* [OBJECTIVE]:
Reproduce the material below line by line, beginning with its first line and ending with the line that contains "(1250,14) -- (1250,1215);"; leave out pictures.

* [SUPPLIED DATA]:
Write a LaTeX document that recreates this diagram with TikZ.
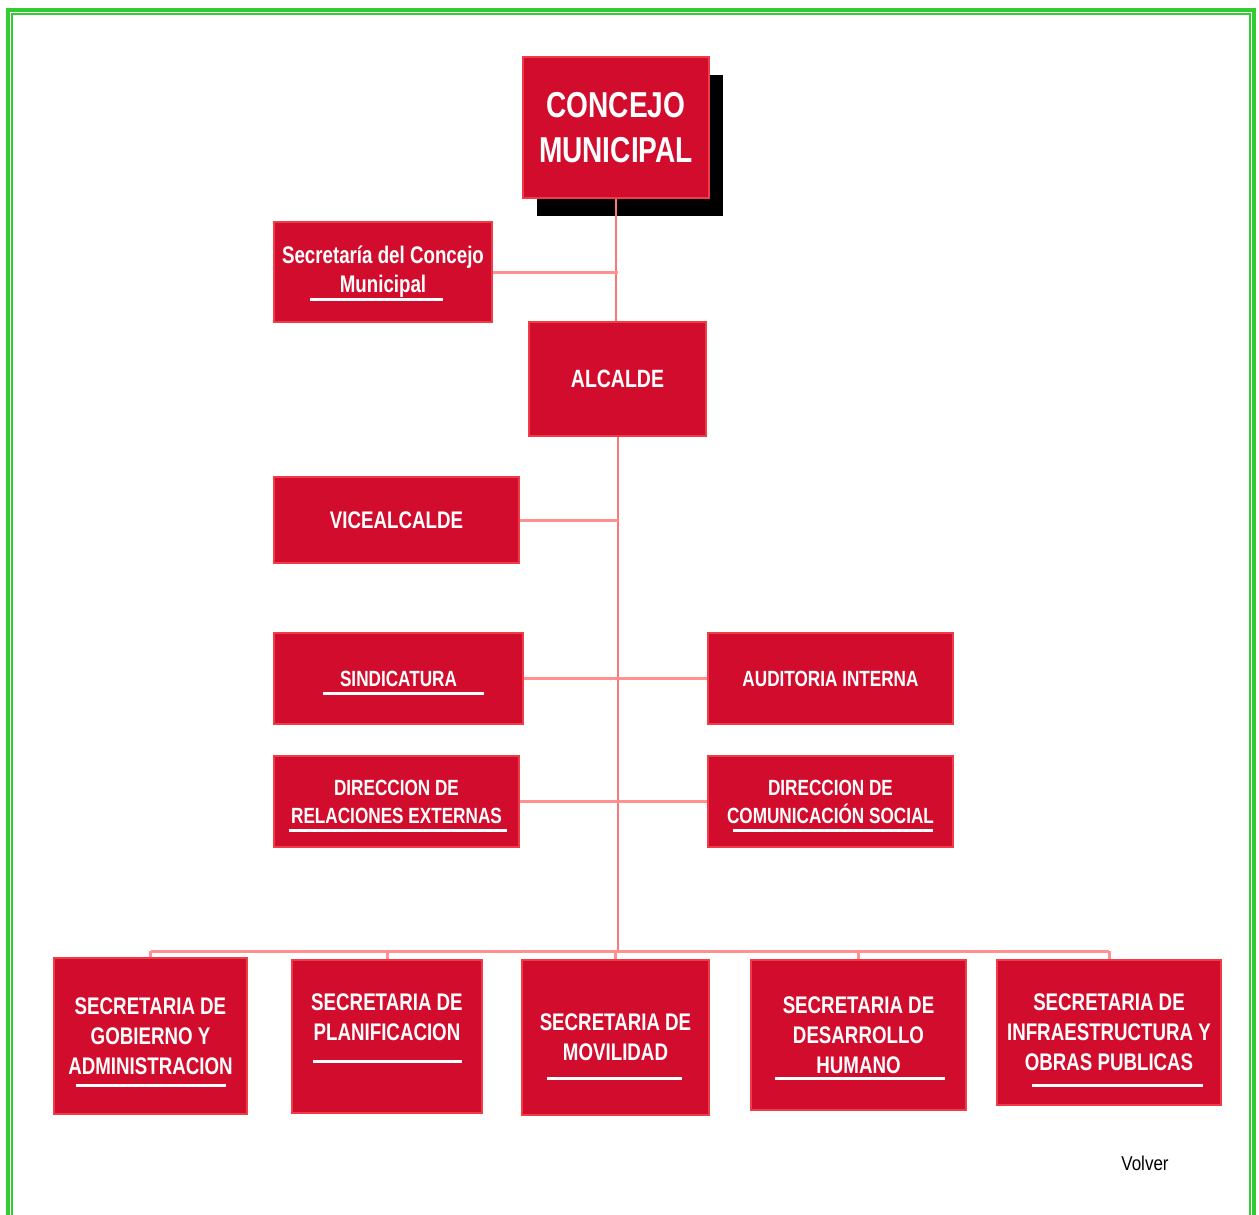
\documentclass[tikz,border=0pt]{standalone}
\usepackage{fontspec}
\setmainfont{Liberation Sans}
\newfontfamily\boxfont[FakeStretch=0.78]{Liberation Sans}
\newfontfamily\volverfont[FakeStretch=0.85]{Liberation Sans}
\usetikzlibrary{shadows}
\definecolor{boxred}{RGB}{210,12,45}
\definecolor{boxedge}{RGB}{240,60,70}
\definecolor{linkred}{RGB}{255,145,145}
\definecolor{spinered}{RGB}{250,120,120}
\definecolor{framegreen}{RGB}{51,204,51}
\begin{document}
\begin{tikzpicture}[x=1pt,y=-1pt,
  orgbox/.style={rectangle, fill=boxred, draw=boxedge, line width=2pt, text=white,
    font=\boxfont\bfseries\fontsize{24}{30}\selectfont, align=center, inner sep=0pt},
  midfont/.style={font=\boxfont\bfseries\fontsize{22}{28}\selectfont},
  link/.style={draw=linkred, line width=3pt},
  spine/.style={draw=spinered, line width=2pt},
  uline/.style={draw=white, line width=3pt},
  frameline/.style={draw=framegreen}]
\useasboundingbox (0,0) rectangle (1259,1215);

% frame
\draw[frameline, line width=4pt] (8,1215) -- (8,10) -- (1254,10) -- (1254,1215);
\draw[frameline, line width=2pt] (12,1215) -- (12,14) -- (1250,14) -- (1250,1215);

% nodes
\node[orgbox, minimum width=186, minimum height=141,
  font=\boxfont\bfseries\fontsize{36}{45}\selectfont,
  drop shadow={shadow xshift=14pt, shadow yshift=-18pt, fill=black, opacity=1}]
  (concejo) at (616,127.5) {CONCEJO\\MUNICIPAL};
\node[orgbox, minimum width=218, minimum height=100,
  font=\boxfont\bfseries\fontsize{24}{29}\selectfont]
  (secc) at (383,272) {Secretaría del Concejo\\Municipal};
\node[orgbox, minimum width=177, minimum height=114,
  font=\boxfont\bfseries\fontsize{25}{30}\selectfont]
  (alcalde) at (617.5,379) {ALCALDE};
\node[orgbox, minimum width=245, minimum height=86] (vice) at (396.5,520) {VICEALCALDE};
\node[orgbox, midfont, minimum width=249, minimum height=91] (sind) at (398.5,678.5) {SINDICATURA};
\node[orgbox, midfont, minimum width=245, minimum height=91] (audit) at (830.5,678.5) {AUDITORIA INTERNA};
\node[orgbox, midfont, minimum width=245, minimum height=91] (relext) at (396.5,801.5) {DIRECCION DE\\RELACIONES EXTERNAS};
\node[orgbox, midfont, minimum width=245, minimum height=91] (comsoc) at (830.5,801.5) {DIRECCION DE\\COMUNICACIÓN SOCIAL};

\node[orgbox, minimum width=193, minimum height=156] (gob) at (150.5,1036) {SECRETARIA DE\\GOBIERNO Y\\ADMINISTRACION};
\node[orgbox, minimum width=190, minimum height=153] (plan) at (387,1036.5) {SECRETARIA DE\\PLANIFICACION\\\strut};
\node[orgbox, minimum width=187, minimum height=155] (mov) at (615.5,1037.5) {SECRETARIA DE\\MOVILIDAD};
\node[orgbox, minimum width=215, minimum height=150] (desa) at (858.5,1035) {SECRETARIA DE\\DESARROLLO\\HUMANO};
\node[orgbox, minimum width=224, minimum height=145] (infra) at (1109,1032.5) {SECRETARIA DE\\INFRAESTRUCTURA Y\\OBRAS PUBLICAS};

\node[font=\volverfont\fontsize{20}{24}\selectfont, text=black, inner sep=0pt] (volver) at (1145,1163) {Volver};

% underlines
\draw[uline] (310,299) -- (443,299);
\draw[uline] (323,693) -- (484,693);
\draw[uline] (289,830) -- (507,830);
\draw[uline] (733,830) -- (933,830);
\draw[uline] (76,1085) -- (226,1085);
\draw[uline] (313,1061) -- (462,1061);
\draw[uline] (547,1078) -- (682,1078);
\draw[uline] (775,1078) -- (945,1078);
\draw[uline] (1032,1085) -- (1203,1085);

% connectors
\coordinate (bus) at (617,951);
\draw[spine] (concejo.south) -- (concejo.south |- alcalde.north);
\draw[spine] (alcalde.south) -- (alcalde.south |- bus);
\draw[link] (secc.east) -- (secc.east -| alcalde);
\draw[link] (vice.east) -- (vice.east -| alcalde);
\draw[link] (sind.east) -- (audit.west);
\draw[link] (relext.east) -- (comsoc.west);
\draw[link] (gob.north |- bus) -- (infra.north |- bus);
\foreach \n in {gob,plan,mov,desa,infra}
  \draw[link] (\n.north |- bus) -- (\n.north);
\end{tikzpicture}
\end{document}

* [COMPLETE RESPONSE]:
Write a LaTeX document that recreates this diagram with TikZ.
\documentclass[tikz,border=0pt]{standalone}
\usepackage{fontspec}
\setmainfont{Liberation Sans}
\newfontfamily\boxfont[FakeStretch=0.78]{Liberation Sans}
\newfontfamily\volverfont[FakeStretch=0.85]{Liberation Sans}
\usetikzlibrary{shadows}
\definecolor{boxred}{RGB}{210,12,45}
\definecolor{boxedge}{RGB}{240,60,70}
\definecolor{linkred}{RGB}{255,145,145}
\definecolor{spinered}{RGB}{250,120,120}
\definecolor{framegreen}{RGB}{51,204,51}
\begin{document}
\begin{tikzpicture}[x=1pt,y=-1pt,
  orgbox/.style={rectangle, fill=boxred, draw=boxedge, line width=2pt, text=white,
    font=\boxfont\bfseries\fontsize{24}{30}\selectfont, align=center, inner sep=0pt},
  midfont/.style={font=\boxfont\bfseries\fontsize{22}{28}\selectfont},
  link/.style={draw=linkred, line width=3pt},
  spine/.style={draw=spinered, line width=2pt},
  uline/.style={draw=white, line width=3pt},
  frameline/.style={draw=framegreen}]
\useasboundingbox (0,0) rectangle (1259,1215);

% frame
\draw[frameline, line width=4pt] (8,1215) -- (8,10) -- (1254,10) -- (1254,1215);
\draw[frameline, line width=2pt] (12,1215) -- (12,14) -- (1250,14) -- (1250,1215);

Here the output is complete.